New Rapid Response Research Grant
Research for Reimagining Community Safety
PI: Nikki Jones, University of California, Berkeley
Partner organizations: James Burch, Policy Director, Anti Police-Terror Project, Member, City of Oakland Reimagining Public Safety Taskforce
In 2016, the Anti Police-Terror Project launched their campaign to reinvest 50% of the police budget in alternative responses to public safety and investments that address root causes of violence and harm. In 2020, amid increasing calls both locally and nationally to reimagine public safety and reallocate funding from law enforcement to other social service departments, the City Council of Oakland, California approved the formation of the Reimagining Public Safety Taskforce, to develop and propose a plan to redirect 50% of the current police budget. This divest/invest strategy would potentially reduce targeted policing in Black and Latinx communities, which especially affects adolescents and young adults, in favor of non-criminalizing responses to violence. With this grant, the APTP will partner with an interdisciplinary working group at UC Berkeley, led by Nikki Jones to identify alternatives to law enforcement that are informed by research, responsive to community needs and address the root causes of violence and crime
Continuing Rapid Response Research Grants
Immigration, Deportation, and Child Welfare: Advancing Knowledge to Improve Practice
PI: Mark Greenberg, Migration Policy Institute
Partner organization: American Public Human Services Association
In 2018, the Migration Policy Institute (MPI) and the American Public Human Services Association (APHSA) received a Rapid Response Research Grant to develop research-based state and local child welfare policies to mitigate the harm that children and youth experienced as a result of heightened immigration enforcement under the Trump administration. This continuation grant extends the initial grant’s engagement activities in light of new leadership at the federal, state, and local levels. By engaging new officials with the findings from the initial R3 project, MPI and APHSA will leverage the changing political context to promote the design of child welfare policies that can mitigate the impacts of immigration enforcement on children and youth.

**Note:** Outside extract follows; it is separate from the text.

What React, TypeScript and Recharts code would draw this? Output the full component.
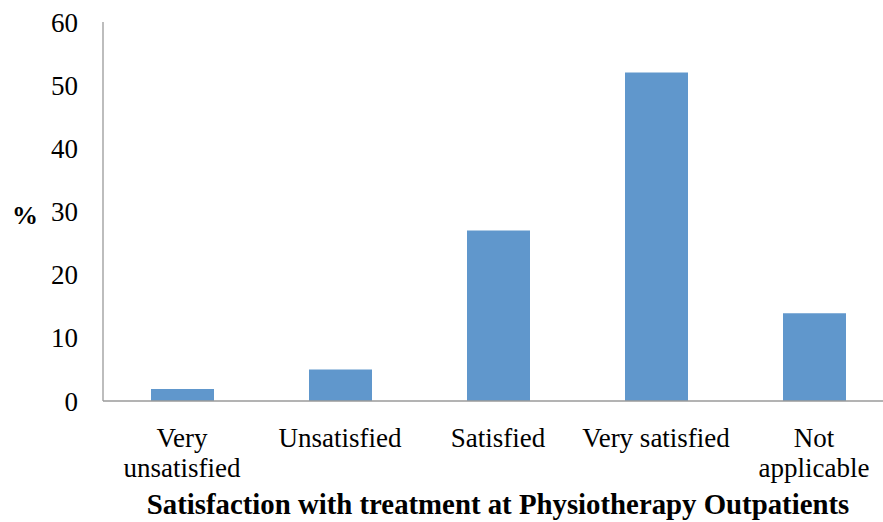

Thriving after Surviving: Strategies for Improving Muslim Refugee Student Outcomes
PI: Jen’nan Read, Duke University
Partner Organizations: Durham Public School District; World Relief Durham
World Relief Durham will respond to the educational and social-emotional needs of refugee and immigrant youth that have been exacerbated by the COVID-19 pandemic in the Durham, North Carolina area. This grant serves as a continuation of a 2018 Rapid Response Research grant conducted in partnership with Jen’nan Read of Duke University and Durham Public Schools: Findings from that project were used to support the development of World Relief Durham’s Refugee and Immigrant Youth Services program. This program is intended to respond to the academic and social-emotional needs of refugee and immigrant youth, especially those whose native languages are not English or Spanish, in a culturally- and trauma-informed format. The pandemic has exacerbated challenges for meeting the educational needs of refugee and immigrant youth, as these students and their families face linguistic barriers to accessing public health and school communications, a digital divide, and an increased risk of learning loss and poor social-emotional outcomes.